Tesla is well ahead of competitors in power electronics, using advanced components and sharing them for many tasks. Tear-down experts admire the 'military grade' quality, all directly useful in aircraft. It needs to move to the lighter, more efficient 800V region used by some competing electric cars and trucks. Indeed, the Rolls Royce ACCEL pure-electric aircraft development seeking an air speed record is at 750V. 

In low power electronics, sensors and sensor fusion, Tesla is well ahead with technologies very useful in aircraft such as elimination of over 1km of cable in cars by using antennas on boards and by the design sophistication. Its software, wireless upgrades, user interface and integration of heating and cooling are appraised as superlative.

Local energy harvesting for eliminating power cables must come next: a domestic airliner can have 100km of cabling. Pure electric regional aircraft are more than a dream. Zunum Aero claims about $100m in pre-orders for its nine-seater, single-pilot, pure-electric domestic aircraft, delivery 2022.

Software, connectivity and artificial intelligence are now key from cars to aircraft. Tesla is one of the most admired companies here too and its ability to add such things as camper mode, falcon wing doors and so on means it can also reinvent the aircraft to make it inspiring and exciting. 

Musk even envisages a pure-electric aircraft capable of VTOL and supersonic flight at high altitudes. "The trick," said Musk, "is that you have to transition to level flight. The thing you'd use for vertical take-off and landing is not suitable for high speed flight. The interesting thing about an electric plane is that you want to go as high as possible, but you need a certain energy density in the battery pack, because you have to overcome gravitational potential energy.

Once you've overcome gravitational potential energy and you're at a high altitude, the energy you use in cruise is very low, and then you can recapture a large part of your gravitational potential energy on the way down. Indeed, several developers are already working on small pure-electric aircraft with rotating thrusters. 

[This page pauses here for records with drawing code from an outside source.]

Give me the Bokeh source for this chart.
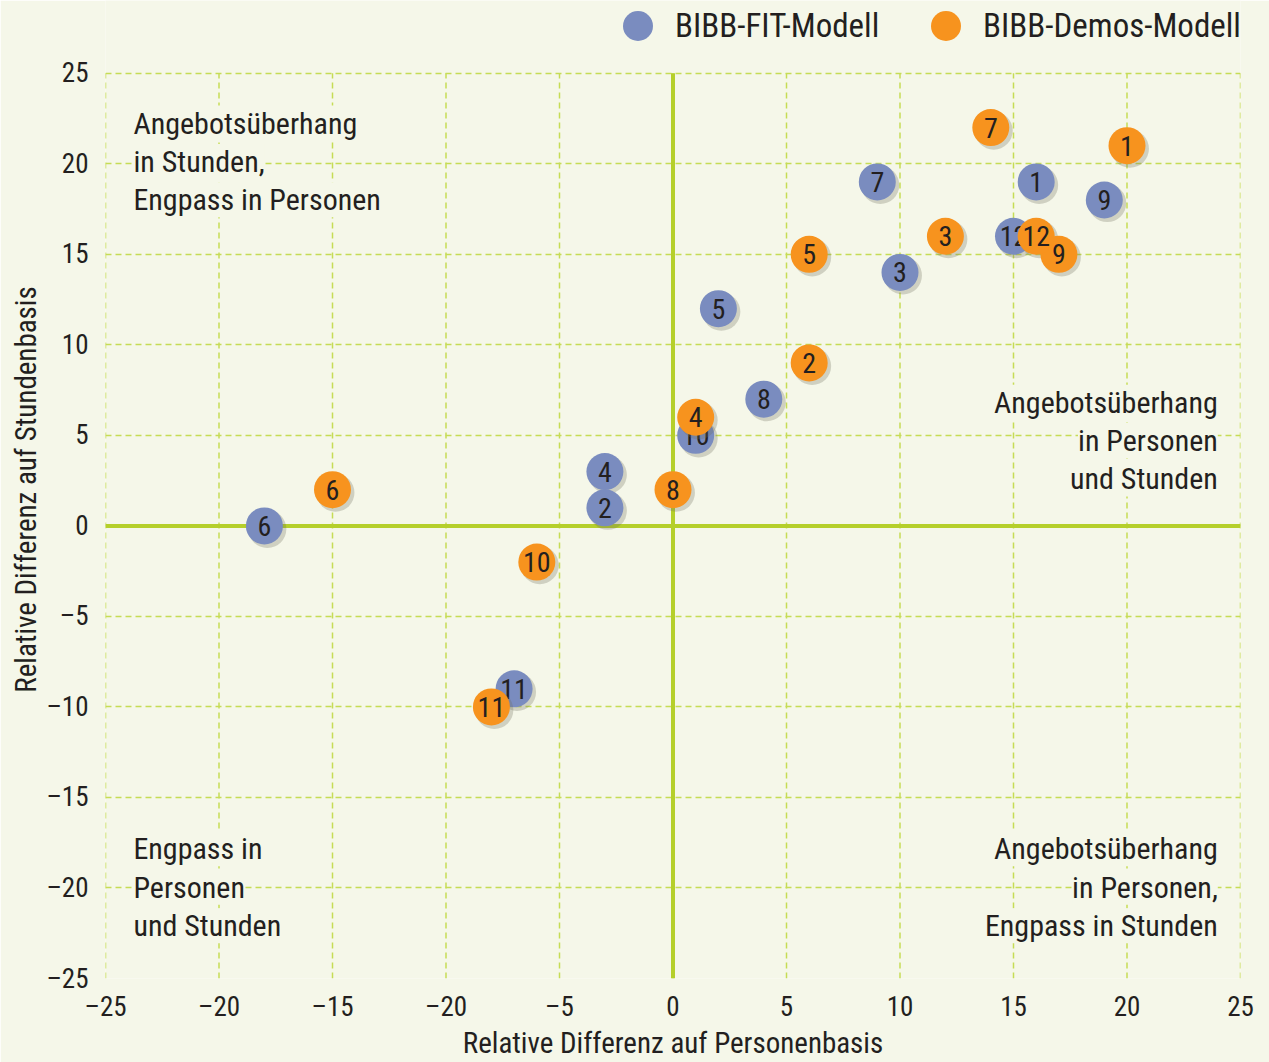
from bokeh.plotting import figure
from bokeh.models import ColumnDataSource, FixedTicker, Label, Legend, LegendItem
from bokeh.core.properties import value
from bokeh.embed import file_html
from bokeh.resources import INLINE

# ---------------- data ----------------
ids = ["1", "2", "3", "4", "5", "6", "7", "8", "9", "10", "11", "12"]
fit_x = [16, -3, 10, -3, 2, -18, 9, 4, 19, 1, -7, 15]
fit_y = [19, 1, 14, 3, 12, 0, 19, 7, 18, 5, -9, 16]
demos_x = [20, 6, 12, 1, 6, -15, 14, 0, 17, -6, -8, 16]
demos_y = [21, 9, 16, 6, 15, 2, 22, 2, 15, -2, -10, 16]

series_names = ["BIBB-FIT-Modell", "BIBB-Demos-Modell"]
ticks = [-25, -20, -15, -10, -5, 0, 5, 10, 15, 20, 25]
x_tick_labels = ["–25", "–20", "–15", "–20", "–5", "0", "5", "10", "15", "20", "25"]
y_tick_labels = ["–25", "–20", "–15", "–10", "–5", "0", "5", "10", "15", "20", "25"]

quadrant_texts = {
    "tl": ["Angebotsüberhang", "in Stunden,", "Engpass in Personen"],
    "r": ["Angebotsüberhang", "in Personen", "und Stunden"],
    "bl": ["Engpass in", "Personen", "und Stunden"],
    "br": ["Angebotsüberhang", "in Personen,", "Engpass in Stunden"],
}

# ---------------- style ----------------
FONT = "Roboto Condensed, Roboto"
BG = "#f5f7e9"
BLUE = "#7a8cbf"
ORANGE = "#f7931e"
GRID = "#c6dc55"
ZERO = "#b5cf2b"
TXT = "#231f20"

lo, hi = ticks[0], ticks[-1]
top_extra = 4.02   # room above the grid for the legend (frame extends to canvas top)

p = figure(width=1269, height=1062, x_range=(lo, hi), y_range=(lo, hi + top_extra),
           output_backend="svg", toolbar_location=None,
           min_border_left=105, min_border_right=29, min_border_top=0, min_border_bottom=81)
p.background_fill_color = BG
p.border_fill_color = BG
p.outline_line_color = None

for ax, labels in ((p.xaxis[0], x_tick_labels), (p.yaxis[0], y_tick_labels)):
    ax.ticker = FixedTicker(ticks=ticks)
    ax.bounds = (lo, hi)
    ax.major_label_overrides = {t: l for t, l in zip(ticks, labels)}
    ax.axis_line_color = None
    ax.major_tick_line_color = None
    ax.minor_tick_line_color = None
    ax.major_tick_out = 0
    ax.major_tick_in = 0
    ax.minor_tick_out = 0
    ax.minor_tick_in = 0
    ax.major_label_text_font = FONT
    ax.major_label_text_font_size = "27px"
    ax.major_label_text_color = TXT
    ax.axis_label_text_font = FONT
    ax.axis_label_text_font_size = "29px"
    ax.axis_label_text_color = TXT
    ax.axis_label_text_font_style = "normal"

p.xaxis.axis_label = "Relative Differenz auf Personenbasis"
p.yaxis.axis_label = "Relative Differenz auf Stundenbasis"
p.xaxis.major_label_standoff = 12
p.xaxis.axis_label_standoff = 0
p.yaxis.major_label_standoff = 17
p.yaxis.axis_label_standoff = 0

# grid: horizontal lines via Grid, vertical lines as bounded segments
p.xgrid.visible = False
p.ygrid[0].ticker = FixedTicker(ticks=ticks)
p.ygrid[0].grid_line_color = GRID
p.ygrid[0].grid_line_width = 1.5
p.ygrid[0].grid_line_dash = "6 4"
p.segment(x0=ticks, y0=[lo] * len(ticks), x1=ticks, y1=[hi] * len(ticks),
          line_color=GRID, line_width=1.5, line_dash="6 4")

# zero axes
p.segment(x0=[lo, 0], y0=[0, lo], x1=[hi, 0], y1=[0, hi], line_color=ZERO, line_width=4)

# quadrant annotations
line_gap = 2.12
def add_block(lines, x, y0, align):
    for i, t in enumerate(lines):
        p.add_layout(Label(x=x, y=y0 - i * line_gap, text=t, text_font=FONT,
                           text_font_size="30px", text_color=TXT, text_align=align,
                           text_baseline="middle", background_fill_color=BG,
                           background_fill_alpha=1.0))

add_block(quadrant_texts["tl"], -23.77, 22.25, "left")
add_block(quadrant_texts["r"], 24.0, 6.83, "right")
add_block(quadrant_texts["bl"], -23.77, -17.84, "left")
add_block(quadrant_texts["br"], 24.0, -17.84, "right")

# points
dx, dy = 0.13, -0.17
renderers = []
for xs, ys, col in ((fit_x, fit_y, BLUE), (demos_x, demos_y, ORANGE)):
    src = ColumnDataSource(dict(x=xs, y=ys, sx=[v + dx for v in xs],
                                sy=[v + dy for v in ys], label=ids))
    p.scatter("sx", "sy", source=src, size=38, fill_color="#6b6b5a",
              fill_alpha=0.28, line_color=None)
    r = p.scatter("x", "y", source=src, size=37, fill_color=col, line_color=None)
    p.text("x", "y", text="label", source=src, text_font=value(FONT),
           text_font_size="28px", text_color=TXT, text_align="center",
           text_baseline="middle")
    renderers.append(r)

legend = Legend(items=[LegendItem(label=n, renderers=[r]) for n, r in zip(series_names, renderers)],
                location=(495, 915), orientation="horizontal",
                glyph_width=75, glyph_height=75, label_height=40, label_standoff=0,
                label_width=233, spacing=0, padding=0, margin=0,
                label_text_font=FONT, label_text_font_size="33px", label_text_color=TXT,
                background_fill_alpha=0, border_line_alpha=0)
p.add_layout(legend)

open("out.html", "w").write(file_html(p, INLINE))
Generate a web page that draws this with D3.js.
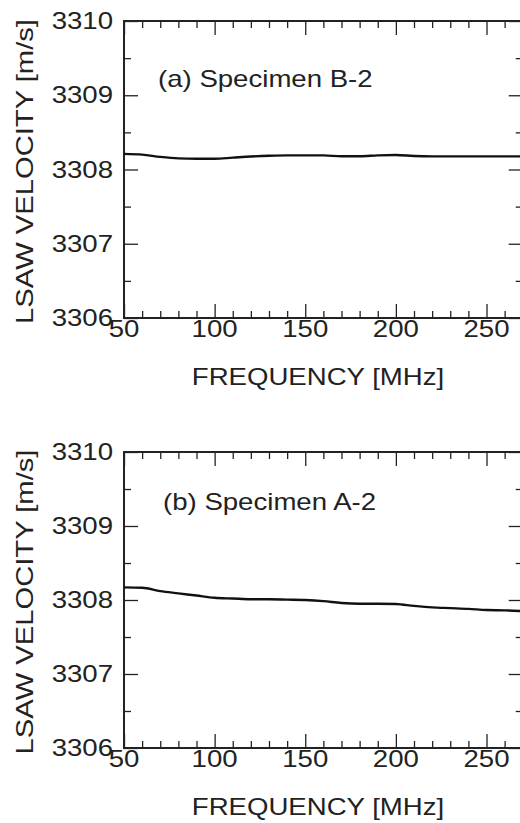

However, "Electric cars are important, solar energy is important, stationary storage of energy is important," said Musk. "These things are much more important than creating electric supersonic VTOL." Maybe Bye Aerospace, Zunum Aero and others have a clear run after all.

Meanwhile, there are about 100 pure-electric manned VTOL designs flying or planned but endurance is dangerously short. Omit the pilot in the air taxi to make endurance longer for safety? That can be dangerous and unproven, even illegal as yet. In contrast, the time for zero-emission fixed-wing aircraft has come with a place also for interim, very low emission hybrids such as the larger Faradair solar electric-biofuel fixed-wing plane in the UK.